Hope Larson has been a talent to watch for the last few years. Her strengths have always been her design sense, her unique stylizations and her character design. I've rarely seen a young artist with such an assured and confident line, and her books to date (Salamander Dreams and Gray Horses) have had a dreamy, ephemeral quality to them. Her newest book, Chiggers (published under an imprint of Simon & Schuster), is her most ambitious work to date in terms of both its visual impact, its narrative and the complexity of her characters. Though this book is pitched to teenagers, one never gets the sense that Larson is talking down to her audience, but rather is writing a fairly sophisticated and clever story that a teenager might want to read.
The story revolves around Abby, a teenaged girl attending a summer camp. Uncertain of her place in the world and her shifting sense of identity, she hoped to reconnect with an older friend at camp. When she quickly found her connection with her friend was now tenuous, she reached out to others in her tent who were noticeably cooler than she was. When a new girl named Shasta joined the tent, the order of things with Abby and her old friends is immediately disturbed. Shasta is just eccentric enough to convince Abby's friends of her "otherness", yet Abby feels an immediate kinship with her.
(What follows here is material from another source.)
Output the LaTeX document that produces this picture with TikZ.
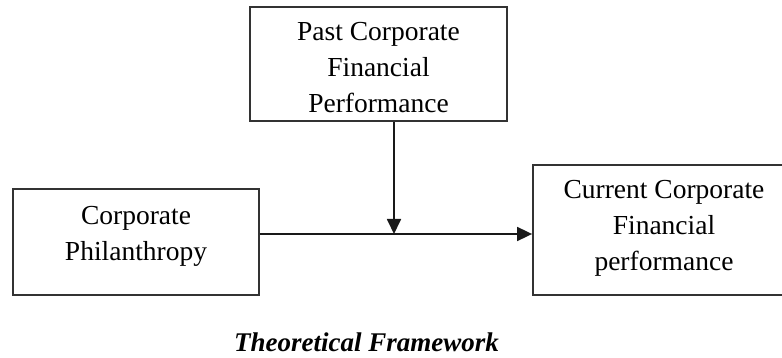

In addition to a deft handling of teenager personal politics, Larson throws in an additional narrative element: Shasta was once hit by lightning and she still seems to attract an unusual set of electrical phenomena. This almost-fantastical element sets it apart from standard slice-of-life fiction, especially such fiction aimed at teens. At the same time, the cliques, betrayals and shifting senses of identity will be familiar to any teen reading this story (or anyone, really).
What makes this such an engaging reading experience is the way Larson integrates word and image, especially in her lettering. The decorative touches in her art are a part of the overall feel she's trying to create in the story. Other aspects of Chiggers are reminiscent of zines, like Larson throwing in directions to a particular card game or instructions on how to make a friendship bracelet. Little diagrams pop up to explain phenomena like anvil lightning and chiggers. One page where a bunkmate is scratching herself loudly & incessantly at night has the sound effects floating up like a cloud. On another page, where Abby is trying to come up with words to console a friend but can't find the right words, a blank Mad Lib comes up in her thought balloon as she realizes she's got nothing. When Abby and Shasta realize that they've both read the same fantasy book and love it, there's a panel showing them as elves, embracing a giant volume of the book.
These whimsical decorative touches aren't there just for show--Larson makes them an important part of the book's emotional narrative. They quickly get across key bits of information as to particular character's moods and states of mind, seamlessly integrating these bits of fancy into the book's regular narrative. One of the most crucial ways she does this is by focusing on eyes. The eyes of her characters are enormously expressive and tell much of the story all on their own. Larson's ability to use gesture and facial expressions to get across the broad, dramatic feelings of her teen characters is what makes the entire book work. It's especially important because while her character design is solid, there were times when I had trouble telling certain characters apart. All told, this is Larson's most accomplished work to date. She grounds her whimsy in strong characterization and tells a familiar story with an great amount of style. Larson's strong command of the language of comics makes her a young talent where one expects every new project to be an evolutionary leap above its predecessors, and hence something to be anticipated eagerly.